### What is being asked
Retype only the lines from the one containing "Emit a Python" through the one containing "ax = fig.add_axes([50/436, 1-286/337, 336/436, (286-50.7)/337])", both included, word for word. Pictures stay out of the copy.
# START OF Exercise data
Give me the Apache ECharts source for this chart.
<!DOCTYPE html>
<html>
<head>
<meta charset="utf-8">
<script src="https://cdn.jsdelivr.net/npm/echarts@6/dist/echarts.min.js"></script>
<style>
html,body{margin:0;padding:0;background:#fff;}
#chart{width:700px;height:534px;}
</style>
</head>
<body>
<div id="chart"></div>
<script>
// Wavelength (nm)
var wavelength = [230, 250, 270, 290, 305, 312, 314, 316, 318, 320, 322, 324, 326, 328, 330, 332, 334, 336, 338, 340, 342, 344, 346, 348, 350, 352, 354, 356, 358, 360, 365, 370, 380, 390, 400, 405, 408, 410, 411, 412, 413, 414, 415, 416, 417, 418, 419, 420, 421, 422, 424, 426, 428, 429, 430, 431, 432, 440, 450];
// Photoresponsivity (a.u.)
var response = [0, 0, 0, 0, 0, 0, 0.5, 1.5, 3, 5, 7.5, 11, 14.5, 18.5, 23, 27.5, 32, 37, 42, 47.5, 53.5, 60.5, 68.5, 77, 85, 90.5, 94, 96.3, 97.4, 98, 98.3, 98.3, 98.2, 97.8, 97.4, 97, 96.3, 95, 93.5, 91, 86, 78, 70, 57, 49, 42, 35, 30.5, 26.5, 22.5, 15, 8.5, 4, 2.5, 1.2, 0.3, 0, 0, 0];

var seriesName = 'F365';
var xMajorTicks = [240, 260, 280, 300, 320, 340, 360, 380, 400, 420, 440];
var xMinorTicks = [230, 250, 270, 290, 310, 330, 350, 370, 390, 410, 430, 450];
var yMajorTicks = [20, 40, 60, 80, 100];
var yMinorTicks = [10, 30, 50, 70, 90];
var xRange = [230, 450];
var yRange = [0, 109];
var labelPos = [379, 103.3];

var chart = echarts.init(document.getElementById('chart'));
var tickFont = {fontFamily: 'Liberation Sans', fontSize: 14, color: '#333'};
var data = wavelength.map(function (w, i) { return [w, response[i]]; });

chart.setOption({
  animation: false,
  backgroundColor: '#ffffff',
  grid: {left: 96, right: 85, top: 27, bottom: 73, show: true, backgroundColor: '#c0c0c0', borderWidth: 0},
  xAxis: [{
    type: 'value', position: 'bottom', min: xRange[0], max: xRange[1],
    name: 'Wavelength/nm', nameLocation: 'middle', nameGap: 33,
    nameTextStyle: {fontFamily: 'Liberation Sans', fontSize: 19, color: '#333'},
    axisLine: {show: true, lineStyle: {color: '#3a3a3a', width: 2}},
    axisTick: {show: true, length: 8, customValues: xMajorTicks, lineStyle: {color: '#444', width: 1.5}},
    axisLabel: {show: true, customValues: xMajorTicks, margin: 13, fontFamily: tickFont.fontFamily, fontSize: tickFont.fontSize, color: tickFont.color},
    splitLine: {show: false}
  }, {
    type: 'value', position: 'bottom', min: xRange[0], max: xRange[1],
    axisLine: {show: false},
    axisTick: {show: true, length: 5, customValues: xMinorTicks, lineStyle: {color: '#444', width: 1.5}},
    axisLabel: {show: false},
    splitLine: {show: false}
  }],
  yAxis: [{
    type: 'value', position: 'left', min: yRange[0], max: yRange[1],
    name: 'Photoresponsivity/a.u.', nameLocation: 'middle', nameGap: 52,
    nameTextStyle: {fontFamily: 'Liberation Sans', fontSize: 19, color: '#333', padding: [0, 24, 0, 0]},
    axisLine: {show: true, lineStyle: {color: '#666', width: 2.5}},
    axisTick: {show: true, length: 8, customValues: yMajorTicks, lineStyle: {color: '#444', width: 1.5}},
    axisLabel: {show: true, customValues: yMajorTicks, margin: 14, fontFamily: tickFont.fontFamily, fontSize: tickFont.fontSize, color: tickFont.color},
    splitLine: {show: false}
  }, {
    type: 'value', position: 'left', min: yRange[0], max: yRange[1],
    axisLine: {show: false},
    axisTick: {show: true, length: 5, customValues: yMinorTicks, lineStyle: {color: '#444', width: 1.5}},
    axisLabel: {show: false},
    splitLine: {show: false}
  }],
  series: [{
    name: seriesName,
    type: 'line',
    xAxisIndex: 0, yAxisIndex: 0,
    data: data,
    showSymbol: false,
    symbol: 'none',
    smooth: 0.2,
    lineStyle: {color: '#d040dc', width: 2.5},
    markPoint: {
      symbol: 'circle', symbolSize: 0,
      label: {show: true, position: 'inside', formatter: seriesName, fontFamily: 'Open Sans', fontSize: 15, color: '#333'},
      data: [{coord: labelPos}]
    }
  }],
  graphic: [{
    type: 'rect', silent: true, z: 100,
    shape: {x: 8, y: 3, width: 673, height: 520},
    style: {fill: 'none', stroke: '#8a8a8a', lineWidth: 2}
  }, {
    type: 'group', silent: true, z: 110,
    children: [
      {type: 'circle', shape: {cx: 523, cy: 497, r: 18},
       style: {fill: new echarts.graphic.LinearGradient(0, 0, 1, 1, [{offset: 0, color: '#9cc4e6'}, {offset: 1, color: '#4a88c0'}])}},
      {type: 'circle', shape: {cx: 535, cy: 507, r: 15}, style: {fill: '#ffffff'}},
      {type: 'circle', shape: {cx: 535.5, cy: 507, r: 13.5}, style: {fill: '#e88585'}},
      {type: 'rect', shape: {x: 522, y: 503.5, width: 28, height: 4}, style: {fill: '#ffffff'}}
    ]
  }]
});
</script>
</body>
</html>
# END OF Exercise data
# START OF Exercise data
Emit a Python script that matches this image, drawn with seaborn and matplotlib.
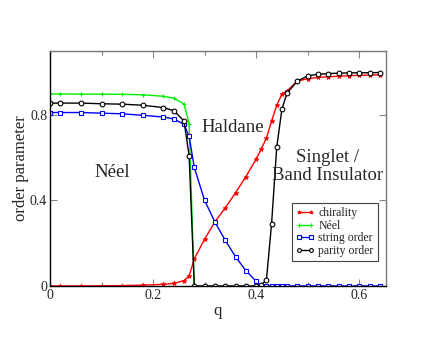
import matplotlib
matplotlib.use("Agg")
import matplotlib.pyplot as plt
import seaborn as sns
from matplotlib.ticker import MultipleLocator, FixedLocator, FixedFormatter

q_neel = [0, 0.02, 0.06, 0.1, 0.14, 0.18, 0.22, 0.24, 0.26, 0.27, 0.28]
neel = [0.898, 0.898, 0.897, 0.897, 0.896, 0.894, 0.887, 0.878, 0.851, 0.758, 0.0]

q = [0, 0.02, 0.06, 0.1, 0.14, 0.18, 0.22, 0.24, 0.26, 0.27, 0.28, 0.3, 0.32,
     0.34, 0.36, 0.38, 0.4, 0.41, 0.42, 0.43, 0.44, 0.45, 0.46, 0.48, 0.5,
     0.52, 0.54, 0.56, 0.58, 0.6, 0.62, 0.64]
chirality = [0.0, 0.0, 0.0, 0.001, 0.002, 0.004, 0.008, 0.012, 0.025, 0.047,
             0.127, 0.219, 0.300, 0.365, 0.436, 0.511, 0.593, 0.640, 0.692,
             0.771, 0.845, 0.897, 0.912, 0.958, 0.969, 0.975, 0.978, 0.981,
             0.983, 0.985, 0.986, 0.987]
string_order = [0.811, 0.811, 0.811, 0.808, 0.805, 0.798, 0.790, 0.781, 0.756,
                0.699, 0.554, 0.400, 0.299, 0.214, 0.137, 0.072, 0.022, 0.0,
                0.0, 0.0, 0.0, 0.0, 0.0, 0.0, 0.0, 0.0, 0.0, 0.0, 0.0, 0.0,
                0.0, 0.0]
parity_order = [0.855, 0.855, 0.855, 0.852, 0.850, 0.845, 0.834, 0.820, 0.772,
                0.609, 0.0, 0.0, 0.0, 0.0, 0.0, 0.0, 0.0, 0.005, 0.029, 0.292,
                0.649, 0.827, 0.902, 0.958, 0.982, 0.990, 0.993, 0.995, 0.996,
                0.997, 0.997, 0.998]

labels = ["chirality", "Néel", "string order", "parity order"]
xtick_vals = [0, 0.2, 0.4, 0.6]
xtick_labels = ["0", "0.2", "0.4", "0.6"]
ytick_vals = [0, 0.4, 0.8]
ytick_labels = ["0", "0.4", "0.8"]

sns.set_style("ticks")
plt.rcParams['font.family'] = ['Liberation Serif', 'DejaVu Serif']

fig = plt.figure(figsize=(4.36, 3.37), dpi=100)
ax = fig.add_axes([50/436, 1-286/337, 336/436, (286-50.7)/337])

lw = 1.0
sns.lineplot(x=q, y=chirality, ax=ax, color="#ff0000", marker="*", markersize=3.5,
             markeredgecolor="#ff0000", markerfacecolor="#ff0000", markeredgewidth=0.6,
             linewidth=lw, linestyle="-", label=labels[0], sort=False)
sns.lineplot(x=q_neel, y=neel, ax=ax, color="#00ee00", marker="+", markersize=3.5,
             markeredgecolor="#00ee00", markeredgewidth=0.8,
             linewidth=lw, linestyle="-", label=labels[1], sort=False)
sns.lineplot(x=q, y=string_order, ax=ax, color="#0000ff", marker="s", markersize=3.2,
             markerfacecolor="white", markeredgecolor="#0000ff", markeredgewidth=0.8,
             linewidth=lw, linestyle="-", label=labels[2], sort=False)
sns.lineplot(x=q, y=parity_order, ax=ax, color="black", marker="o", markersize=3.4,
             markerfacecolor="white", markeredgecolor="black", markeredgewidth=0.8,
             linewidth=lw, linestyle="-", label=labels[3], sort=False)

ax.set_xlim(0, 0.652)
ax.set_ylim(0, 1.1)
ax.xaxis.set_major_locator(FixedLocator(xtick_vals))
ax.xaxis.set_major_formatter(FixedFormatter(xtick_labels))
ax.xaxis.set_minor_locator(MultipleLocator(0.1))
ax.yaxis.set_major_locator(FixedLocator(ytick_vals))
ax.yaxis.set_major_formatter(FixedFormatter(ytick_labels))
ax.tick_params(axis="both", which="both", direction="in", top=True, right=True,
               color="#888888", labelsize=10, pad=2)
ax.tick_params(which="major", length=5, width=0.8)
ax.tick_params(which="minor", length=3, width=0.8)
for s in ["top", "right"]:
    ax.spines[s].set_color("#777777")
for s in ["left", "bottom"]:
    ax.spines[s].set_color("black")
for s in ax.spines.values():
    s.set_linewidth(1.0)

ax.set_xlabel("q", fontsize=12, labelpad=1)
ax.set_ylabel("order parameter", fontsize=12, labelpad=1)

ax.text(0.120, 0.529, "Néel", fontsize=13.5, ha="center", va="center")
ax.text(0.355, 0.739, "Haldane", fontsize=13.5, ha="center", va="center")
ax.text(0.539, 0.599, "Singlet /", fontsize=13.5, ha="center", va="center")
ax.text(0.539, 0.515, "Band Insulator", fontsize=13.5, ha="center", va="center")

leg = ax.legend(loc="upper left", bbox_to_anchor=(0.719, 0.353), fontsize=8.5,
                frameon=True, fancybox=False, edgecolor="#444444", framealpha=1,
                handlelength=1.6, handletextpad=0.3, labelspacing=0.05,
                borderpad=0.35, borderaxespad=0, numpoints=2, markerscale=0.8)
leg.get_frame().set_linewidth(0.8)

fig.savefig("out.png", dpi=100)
# END OF Exercise data
# START OF Exercise data
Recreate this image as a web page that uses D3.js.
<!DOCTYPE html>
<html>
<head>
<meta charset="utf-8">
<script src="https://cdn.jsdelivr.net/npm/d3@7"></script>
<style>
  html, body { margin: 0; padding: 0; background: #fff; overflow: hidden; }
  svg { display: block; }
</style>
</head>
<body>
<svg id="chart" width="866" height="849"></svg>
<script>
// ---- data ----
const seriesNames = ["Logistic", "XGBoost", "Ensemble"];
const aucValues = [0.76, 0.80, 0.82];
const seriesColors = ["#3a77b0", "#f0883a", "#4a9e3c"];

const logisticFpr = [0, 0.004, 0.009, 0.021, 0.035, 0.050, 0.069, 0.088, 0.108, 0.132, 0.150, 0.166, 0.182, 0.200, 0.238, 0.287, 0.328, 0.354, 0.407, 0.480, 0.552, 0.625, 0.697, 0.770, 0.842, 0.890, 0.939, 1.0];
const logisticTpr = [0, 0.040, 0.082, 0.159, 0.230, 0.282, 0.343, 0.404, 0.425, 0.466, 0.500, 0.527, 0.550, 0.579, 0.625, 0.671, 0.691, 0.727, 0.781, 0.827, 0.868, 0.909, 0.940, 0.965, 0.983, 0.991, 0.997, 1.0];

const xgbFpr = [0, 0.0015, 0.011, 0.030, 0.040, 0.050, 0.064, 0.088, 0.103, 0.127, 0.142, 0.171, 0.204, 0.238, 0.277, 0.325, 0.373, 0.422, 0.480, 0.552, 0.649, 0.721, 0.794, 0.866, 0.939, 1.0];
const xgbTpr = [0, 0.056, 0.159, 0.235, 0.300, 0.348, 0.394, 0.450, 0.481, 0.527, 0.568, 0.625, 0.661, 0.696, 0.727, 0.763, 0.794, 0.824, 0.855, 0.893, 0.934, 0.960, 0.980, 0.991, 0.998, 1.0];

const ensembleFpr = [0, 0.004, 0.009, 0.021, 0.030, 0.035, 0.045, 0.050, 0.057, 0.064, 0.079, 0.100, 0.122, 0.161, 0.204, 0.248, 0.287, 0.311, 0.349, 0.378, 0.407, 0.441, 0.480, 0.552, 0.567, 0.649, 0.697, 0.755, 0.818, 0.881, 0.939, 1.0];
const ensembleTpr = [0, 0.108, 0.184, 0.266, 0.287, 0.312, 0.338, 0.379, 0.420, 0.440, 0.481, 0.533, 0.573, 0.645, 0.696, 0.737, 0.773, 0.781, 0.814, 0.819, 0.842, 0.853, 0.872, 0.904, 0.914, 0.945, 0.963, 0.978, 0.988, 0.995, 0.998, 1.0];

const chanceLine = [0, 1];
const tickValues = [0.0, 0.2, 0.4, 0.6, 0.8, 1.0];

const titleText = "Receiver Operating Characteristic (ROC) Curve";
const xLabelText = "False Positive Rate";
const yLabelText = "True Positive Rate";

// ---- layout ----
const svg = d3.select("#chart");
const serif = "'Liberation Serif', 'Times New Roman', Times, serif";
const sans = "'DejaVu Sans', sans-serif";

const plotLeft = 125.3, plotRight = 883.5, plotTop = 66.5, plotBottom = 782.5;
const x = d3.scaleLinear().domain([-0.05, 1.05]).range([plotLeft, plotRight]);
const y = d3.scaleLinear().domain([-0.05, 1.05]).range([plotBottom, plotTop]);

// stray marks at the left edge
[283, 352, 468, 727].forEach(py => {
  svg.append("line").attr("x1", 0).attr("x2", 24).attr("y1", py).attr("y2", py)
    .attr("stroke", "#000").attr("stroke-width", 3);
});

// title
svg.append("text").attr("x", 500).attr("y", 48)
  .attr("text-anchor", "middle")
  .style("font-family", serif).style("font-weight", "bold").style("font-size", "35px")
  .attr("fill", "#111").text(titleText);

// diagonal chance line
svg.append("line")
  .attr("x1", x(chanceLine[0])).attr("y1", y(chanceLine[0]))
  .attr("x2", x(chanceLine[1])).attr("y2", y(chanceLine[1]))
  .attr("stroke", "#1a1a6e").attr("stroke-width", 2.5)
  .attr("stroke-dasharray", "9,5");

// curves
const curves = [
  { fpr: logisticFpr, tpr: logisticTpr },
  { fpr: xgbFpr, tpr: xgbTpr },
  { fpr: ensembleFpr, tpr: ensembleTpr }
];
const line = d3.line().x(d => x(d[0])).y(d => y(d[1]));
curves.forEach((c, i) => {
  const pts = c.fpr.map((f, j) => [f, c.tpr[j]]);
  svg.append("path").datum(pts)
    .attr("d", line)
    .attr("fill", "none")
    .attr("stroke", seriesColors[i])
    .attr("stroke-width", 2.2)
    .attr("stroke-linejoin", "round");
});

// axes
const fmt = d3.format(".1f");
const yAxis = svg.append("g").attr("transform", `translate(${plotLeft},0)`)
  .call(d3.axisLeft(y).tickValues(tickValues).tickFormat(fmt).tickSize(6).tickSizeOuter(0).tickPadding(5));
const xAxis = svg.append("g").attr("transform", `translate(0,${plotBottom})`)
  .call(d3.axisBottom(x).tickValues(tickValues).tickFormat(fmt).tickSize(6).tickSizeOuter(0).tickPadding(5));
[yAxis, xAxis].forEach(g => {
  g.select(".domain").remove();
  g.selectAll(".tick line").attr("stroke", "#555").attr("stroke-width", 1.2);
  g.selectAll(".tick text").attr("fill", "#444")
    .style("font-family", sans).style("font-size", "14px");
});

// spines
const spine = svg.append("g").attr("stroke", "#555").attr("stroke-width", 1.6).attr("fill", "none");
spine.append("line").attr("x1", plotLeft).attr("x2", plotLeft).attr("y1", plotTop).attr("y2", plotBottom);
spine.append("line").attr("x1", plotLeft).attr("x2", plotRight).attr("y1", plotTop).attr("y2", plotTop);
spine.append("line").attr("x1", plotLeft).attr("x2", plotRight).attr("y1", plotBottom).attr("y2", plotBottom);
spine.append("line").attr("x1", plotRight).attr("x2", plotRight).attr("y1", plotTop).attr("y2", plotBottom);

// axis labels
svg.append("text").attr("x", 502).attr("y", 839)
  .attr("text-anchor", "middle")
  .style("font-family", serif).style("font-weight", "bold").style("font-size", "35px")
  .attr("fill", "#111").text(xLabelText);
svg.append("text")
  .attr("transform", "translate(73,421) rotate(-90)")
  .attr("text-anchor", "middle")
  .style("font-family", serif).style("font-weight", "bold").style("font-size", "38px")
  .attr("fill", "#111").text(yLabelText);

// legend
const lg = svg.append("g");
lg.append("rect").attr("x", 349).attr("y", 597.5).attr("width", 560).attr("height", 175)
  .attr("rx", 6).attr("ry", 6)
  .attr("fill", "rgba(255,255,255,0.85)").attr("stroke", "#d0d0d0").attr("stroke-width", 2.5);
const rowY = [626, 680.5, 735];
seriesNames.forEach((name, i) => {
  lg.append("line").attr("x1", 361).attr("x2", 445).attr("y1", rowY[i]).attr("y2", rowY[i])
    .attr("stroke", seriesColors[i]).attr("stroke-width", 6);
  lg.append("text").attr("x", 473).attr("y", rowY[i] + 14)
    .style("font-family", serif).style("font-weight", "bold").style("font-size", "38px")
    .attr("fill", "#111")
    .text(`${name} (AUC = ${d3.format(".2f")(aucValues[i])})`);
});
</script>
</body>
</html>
# END OF Exercise data
### The answer
Emit a Python script that matches this image, drawn with seaborn and matplotlib.
import matplotlib
matplotlib.use("Agg")
import matplotlib.pyplot as plt
import seaborn as sns
from matplotlib.ticker import MultipleLocator, FixedLocator, FixedFormatter

q_neel = [0, 0.02, 0.06, 0.1, 0.14, 0.18, 0.22, 0.24, 0.26, 0.27, 0.28]
neel = [0.898, 0.898, 0.897, 0.897, 0.896, 0.894, 0.887, 0.878, 0.851, 0.758, 0.0]

q = [0, 0.02, 0.06, 0.1, 0.14, 0.18, 0.22, 0.24, 0.26, 0.27, 0.28, 0.3, 0.32,
     0.34, 0.36, 0.38, 0.4, 0.41, 0.42, 0.43, 0.44, 0.45, 0.46, 0.48, 0.5,
     0.52, 0.54, 0.56, 0.58, 0.6, 0.62, 0.64]
chirality = [0.0, 0.0, 0.0, 0.001, 0.002, 0.004, 0.008, 0.012, 0.025, 0.047,
             0.127, 0.219, 0.300, 0.365, 0.436, 0.511, 0.593, 0.640, 0.692,
             0.771, 0.845, 0.897, 0.912, 0.958, 0.969, 0.975, 0.978, 0.981,
             0.983, 0.985, 0.986, 0.987]
string_order = [0.811, 0.811, 0.811, 0.808, 0.805, 0.798, 0.790, 0.781, 0.756,
                0.699, 0.554, 0.400, 0.299, 0.214, 0.137, 0.072, 0.022, 0.0,
                0.0, 0.0, 0.0, 0.0, 0.0, 0.0, 0.0, 0.0, 0.0, 0.0, 0.0, 0.0,
                0.0, 0.0]
parity_order = [0.855, 0.855, 0.855, 0.852, 0.850, 0.845, 0.834, 0.820, 0.772,
                0.609, 0.0, 0.0, 0.0, 0.0, 0.0, 0.0, 0.0, 0.005, 0.029, 0.292,
                0.649, 0.827, 0.902, 0.958, 0.982, 0.990, 0.993, 0.995, 0.996,
                0.997, 0.997, 0.998]

labels = ["chirality", "Néel", "string order", "parity order"]
xtick_vals = [0, 0.2, 0.4, 0.6]
xtick_labels = ["0", "0.2", "0.4", "0.6"]
ytick_vals = [0, 0.4, 0.8]
ytick_labels = ["0", "0.4", "0.8"]

sns.set_style("ticks")
plt.rcParams['font.family'] = ['Liberation Serif', 'DejaVu Serif']

fig = plt.figure(figsize=(4.36, 3.37), dpi=100)
ax = fig.add_axes([50/436, 1-286/337, 336/436, (286-50.7)/337])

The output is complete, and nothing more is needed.